**Short task**
Extract each line of the material that follows exactly and omit its pictures.

** Begin Data extract **

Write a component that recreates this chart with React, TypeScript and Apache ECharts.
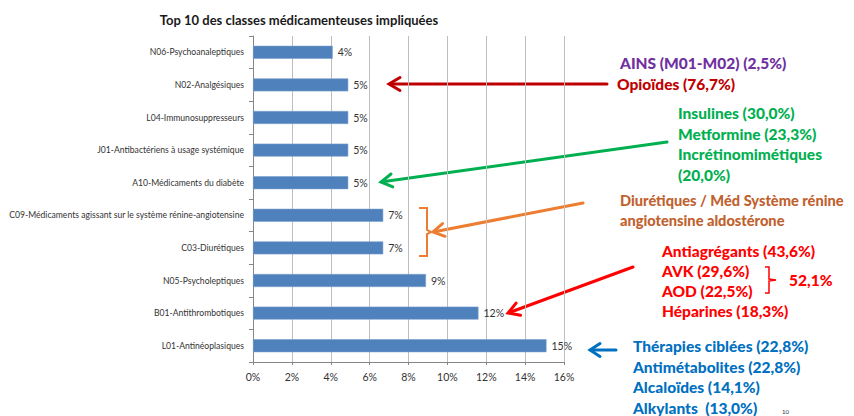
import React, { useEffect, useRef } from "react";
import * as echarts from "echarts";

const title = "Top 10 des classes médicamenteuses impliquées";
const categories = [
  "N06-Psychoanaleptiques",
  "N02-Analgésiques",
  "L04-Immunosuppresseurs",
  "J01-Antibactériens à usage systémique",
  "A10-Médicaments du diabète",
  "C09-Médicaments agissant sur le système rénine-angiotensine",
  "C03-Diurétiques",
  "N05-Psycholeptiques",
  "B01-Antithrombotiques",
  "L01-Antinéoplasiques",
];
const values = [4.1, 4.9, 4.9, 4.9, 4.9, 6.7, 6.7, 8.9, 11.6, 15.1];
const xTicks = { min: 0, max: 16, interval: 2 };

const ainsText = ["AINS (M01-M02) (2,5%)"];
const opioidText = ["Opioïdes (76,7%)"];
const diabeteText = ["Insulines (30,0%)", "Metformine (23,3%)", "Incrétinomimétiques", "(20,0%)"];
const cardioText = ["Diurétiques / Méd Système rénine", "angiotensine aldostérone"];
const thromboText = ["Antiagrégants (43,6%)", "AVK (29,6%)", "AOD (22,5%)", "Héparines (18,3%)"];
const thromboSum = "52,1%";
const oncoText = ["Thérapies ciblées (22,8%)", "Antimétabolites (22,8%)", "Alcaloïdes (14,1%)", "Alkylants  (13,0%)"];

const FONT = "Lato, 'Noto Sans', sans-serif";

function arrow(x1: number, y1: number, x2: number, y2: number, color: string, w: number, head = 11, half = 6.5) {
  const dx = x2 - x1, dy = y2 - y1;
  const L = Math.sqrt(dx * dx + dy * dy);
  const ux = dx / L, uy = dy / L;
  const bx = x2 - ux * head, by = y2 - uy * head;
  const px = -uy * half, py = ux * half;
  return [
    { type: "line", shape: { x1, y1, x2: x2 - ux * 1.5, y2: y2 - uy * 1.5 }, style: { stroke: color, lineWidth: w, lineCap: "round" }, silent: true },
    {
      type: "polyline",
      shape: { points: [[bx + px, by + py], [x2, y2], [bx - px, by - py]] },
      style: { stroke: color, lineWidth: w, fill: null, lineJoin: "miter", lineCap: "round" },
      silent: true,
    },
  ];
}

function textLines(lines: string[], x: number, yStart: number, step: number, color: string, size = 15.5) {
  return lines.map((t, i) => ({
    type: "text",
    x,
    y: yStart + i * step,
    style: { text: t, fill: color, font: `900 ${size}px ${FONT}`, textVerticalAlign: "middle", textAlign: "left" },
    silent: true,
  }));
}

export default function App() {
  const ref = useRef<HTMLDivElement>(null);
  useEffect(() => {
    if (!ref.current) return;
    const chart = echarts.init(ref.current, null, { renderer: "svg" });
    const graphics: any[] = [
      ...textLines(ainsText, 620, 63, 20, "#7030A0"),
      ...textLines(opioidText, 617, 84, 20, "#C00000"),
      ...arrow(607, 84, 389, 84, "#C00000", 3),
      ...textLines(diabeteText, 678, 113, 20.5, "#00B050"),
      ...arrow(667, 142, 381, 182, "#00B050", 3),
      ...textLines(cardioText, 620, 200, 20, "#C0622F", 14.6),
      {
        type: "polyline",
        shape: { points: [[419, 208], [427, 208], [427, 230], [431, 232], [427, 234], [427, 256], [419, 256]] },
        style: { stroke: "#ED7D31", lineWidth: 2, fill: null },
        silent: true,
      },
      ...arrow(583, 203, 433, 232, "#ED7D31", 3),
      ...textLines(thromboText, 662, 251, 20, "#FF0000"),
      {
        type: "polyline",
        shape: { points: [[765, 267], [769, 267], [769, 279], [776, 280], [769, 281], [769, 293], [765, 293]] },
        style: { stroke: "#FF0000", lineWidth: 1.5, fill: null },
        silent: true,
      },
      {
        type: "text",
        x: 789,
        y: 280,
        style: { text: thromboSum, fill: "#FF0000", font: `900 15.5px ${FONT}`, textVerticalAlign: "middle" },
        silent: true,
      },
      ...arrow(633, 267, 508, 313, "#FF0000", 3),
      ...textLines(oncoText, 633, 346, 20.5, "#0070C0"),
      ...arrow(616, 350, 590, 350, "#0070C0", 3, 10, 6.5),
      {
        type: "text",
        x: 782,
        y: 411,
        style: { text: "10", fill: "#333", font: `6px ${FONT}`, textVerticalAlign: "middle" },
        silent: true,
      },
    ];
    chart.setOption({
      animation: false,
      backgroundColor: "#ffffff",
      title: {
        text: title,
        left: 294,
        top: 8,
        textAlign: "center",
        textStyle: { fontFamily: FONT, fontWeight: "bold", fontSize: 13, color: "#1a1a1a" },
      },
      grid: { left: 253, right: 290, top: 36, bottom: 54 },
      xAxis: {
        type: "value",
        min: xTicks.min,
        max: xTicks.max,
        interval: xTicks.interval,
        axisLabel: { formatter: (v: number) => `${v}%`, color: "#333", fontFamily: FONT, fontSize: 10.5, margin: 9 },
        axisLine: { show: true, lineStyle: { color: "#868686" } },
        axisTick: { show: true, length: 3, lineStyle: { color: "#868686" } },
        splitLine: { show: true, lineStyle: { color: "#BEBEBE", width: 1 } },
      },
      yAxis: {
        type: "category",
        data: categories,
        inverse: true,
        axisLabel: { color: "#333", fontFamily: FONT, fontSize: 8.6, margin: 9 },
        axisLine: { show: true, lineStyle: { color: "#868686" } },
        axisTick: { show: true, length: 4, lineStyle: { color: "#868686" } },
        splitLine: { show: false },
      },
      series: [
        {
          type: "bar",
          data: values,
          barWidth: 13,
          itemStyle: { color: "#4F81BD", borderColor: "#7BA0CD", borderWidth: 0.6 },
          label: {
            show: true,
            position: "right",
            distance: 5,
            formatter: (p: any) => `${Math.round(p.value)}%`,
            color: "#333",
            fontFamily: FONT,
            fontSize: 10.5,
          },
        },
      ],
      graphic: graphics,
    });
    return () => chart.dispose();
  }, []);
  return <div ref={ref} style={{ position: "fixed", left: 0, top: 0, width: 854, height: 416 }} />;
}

** End Data extract **

**Response to the task**
Write a component that recreates this chart with React, TypeScript and Apache ECharts.
import React, { useEffect, useRef } from "react";
import * as echarts from "echarts";

const title = "Top 10 des classes médicamenteuses impliquées";
const categories = [
  "N06-Psychoanaleptiques",
  "N02-Analgésiques",
  "L04-Immunosuppresseurs",
  "J01-Antibactériens à usage systémique",
  "A10-Médicaments du diabète",
  "C09-Médicaments agissant sur le système rénine-angiotensine",
  "C03-Diurétiques",
  "N05-Psycholeptiques",
  "B01-Antithrombotiques",
  "L01-Antinéoplasiques",
];
const values = [4.1, 4.9, 4.9, 4.9, 4.9, 6.7, 6.7, 8.9, 11.6, 15.1];
const xTicks = { min: 0, max: 16, interval: 2 };

const ainsText = ["AINS (M01-M02) (2,5%)"];
const opioidText = ["Opioïdes (76,7%)"];
const diabeteText = ["Insulines (30,0%)", "Metformine (23,3%)", "Incrétinomimétiques", "(20,0%)"];
const cardioText = ["Diurétiques / Méd Système rénine", "angiotensine aldostérone"];
const thromboText = ["Antiagrégants (43,6%)", "AVK (29,6%)", "AOD (22,5%)", "Héparines (18,3%)"];
const thromboSum = "52,1%";
const oncoText = ["Thérapies ciblées (22,8%)", "Antimétabolites (22,8%)", "Alcaloïdes (14,1%)", "Alkylants  (13,0%)"];

const FONT = "Lato, 'Noto Sans', sans-serif";

function arrow(x1: number, y1: number, x2: number, y2: number, color: string, w: number, head = 11, half = 6.5) {
  const dx = x2 - x1, dy = y2 - y1;
  const L = Math.sqrt(dx * dx + dy * dy);
  const ux = dx / L, uy = dy / L;
  const bx = x2 - ux * head, by = y2 - uy * head;
  const px = -uy * half, py = ux * half;
  return [
    { type: "line", shape: { x1, y1, x2: x2 - ux * 1.5, y2: y2 - uy * 1.5 }, style: { stroke: color, lineWidth: w, lineCap: "round" }, silent: true },
    {
      type: "polyline",
      shape: { points: [[bx + px, by + py], [x2, y2], [bx - px, by - py]] },
      style: { stroke: color, lineWidth: w, fill: null, lineJoin: "miter", lineCap: "round" },
      silent: true,
    },
  ];
}

function textLines(lines: string[], x: number, yStart: number, step: number, color: string, size = 15.5) {
  return lines.map((t, i) => ({
    type: "text",
    x,
    y: yStart + i * step,
    style: { text: t, fill: color, font: `900 ${size}px ${FONT}`, textVerticalAlign: "middle", textAlign: "left" },
    silent: true,
  }));
}

export default function App() {
  const ref = useRef<HTMLDivElement>(null);
  useEffect(() => {
    if (!ref.current) return;
    const chart = echarts.init(ref.current, null, { renderer: "svg" });
    const graphics: any[] = [
      ...textLines(ainsText, 620, 63, 20, "#7030A0"),
      ...textLines(opioidText, 617, 84, 20, "#C00000"),
      ...arrow(607, 84, 389, 84, "#C00000", 3),
      ...textLines(diabeteText, 678, 113, 20.5, "#00B050"),
      ...arrow(667, 142, 381, 182, "#00B050", 3),
      ...textLines(cardioText, 620, 200, 20, "#C0622F", 14.6),
      {
        type: "polyline",
        shape: { points: [[419, 208], [427, 208], [427, 230], [431, 232], [427, 234], [427, 256], [419, 256]] },
        style: { stroke: "#ED7D31", lineWidth: 2, fill: null },
        silent: true,
      },
      ...arrow(583, 203, 433, 232, "#ED7D31", 3),
      ...textLines(thromboText, 662, 251, 20, "#FF0000"),
      {
        type: "polyline",
        shape: { points: [[765, 267], [769, 267], [769, 279], [776, 280], [769, 281], [769, 293], [765, 293]] },
        style: { stroke: "#FF0000", lineWidth: 1.5, fill: null },
        silent: true,
      },
      {
        type: "text",
        x: 789,
        y: 280,
        style: { text: thromboSum, fill: "#FF0000", font: `900 15.5px ${FONT}`, textVerticalAlign: "middle" },
        silent: true,
      },
      ...arrow(633, 267, 508, 313, "#FF0000", 3),
      ...textLines(oncoText, 633, 346, 20.5, "#0070C0"),
      ...arrow(616, 350, 590, 350, "#0070C0", 3, 10, 6.5),
      {
        type: "text",
        x: 782,
        y: 411,
        style: { text: "10", fill: "#333", font: `6px ${FONT}`, textVerticalAlign: "middle" },
        silent: true,
      },
    ];
    chart.setOption({
      animation: false,
      backgroundColor: "#ffffff",
      title: {
        text: title,
        left: 294,
        top: 8,
        textAlign: "center",
        textStyle: { fontFamily: FONT, fontWeight: "bold", fontSize: 13, color: "#1a1a1a" },
      },
      grid: { left: 253, right: 290, top: 36, bottom: 54 },
      xAxis: {
        type: "value",
        min: xTicks.min,
        max: xTicks.max,
        interval: xTicks.interval,
        axisLabel: { formatter: (v: number) => `${v}%`, color: "#333", fontFamily: FONT, fontSize: 10.5, margin: 9 },
        axisLine: { show: true, lineStyle: { color: "#868686" } },
        axisTick: { show: true, length: 3, lineStyle: { color: "#868686" } },
        splitLine: { show: true, lineStyle: { color: "#BEBEBE", width: 1 } },
      },
      yAxis: {
        type: "category",
        data: categories,
        inverse: true,
        axisLabel: { color: "#333", fontFamily: FONT, fontSize: 8.6, margin: 9 },
        axisLine: { show: true, lineStyle: { color: "#868686" } },
        axisTick: { show: true, length: 4, lineStyle: { color: "#868686" } },
        splitLine: { show: false },
      },
      series: [
        {
          type: "bar",
          data: values,
          barWidth: 13,
          itemStyle: { color: "#4F81BD", borderColor: "#7BA0CD", borderWidth: 0.6 },
          label: {
            show: true,
            position: "right",
            distance: 5,
            formatter: (p: any) => `${Math.round(p.value)}%`,
            color: "#333",
            fontFamily: FONT,
            fontSize: 10.5,
          },
        },
      ],
      graphic: graphics,
    });
    return () => chart.dispose();
  }, []);
  return <div ref={ref} style={{ position: "fixed", left: 0, top: 0, width: 854, height: 416 }} />;
}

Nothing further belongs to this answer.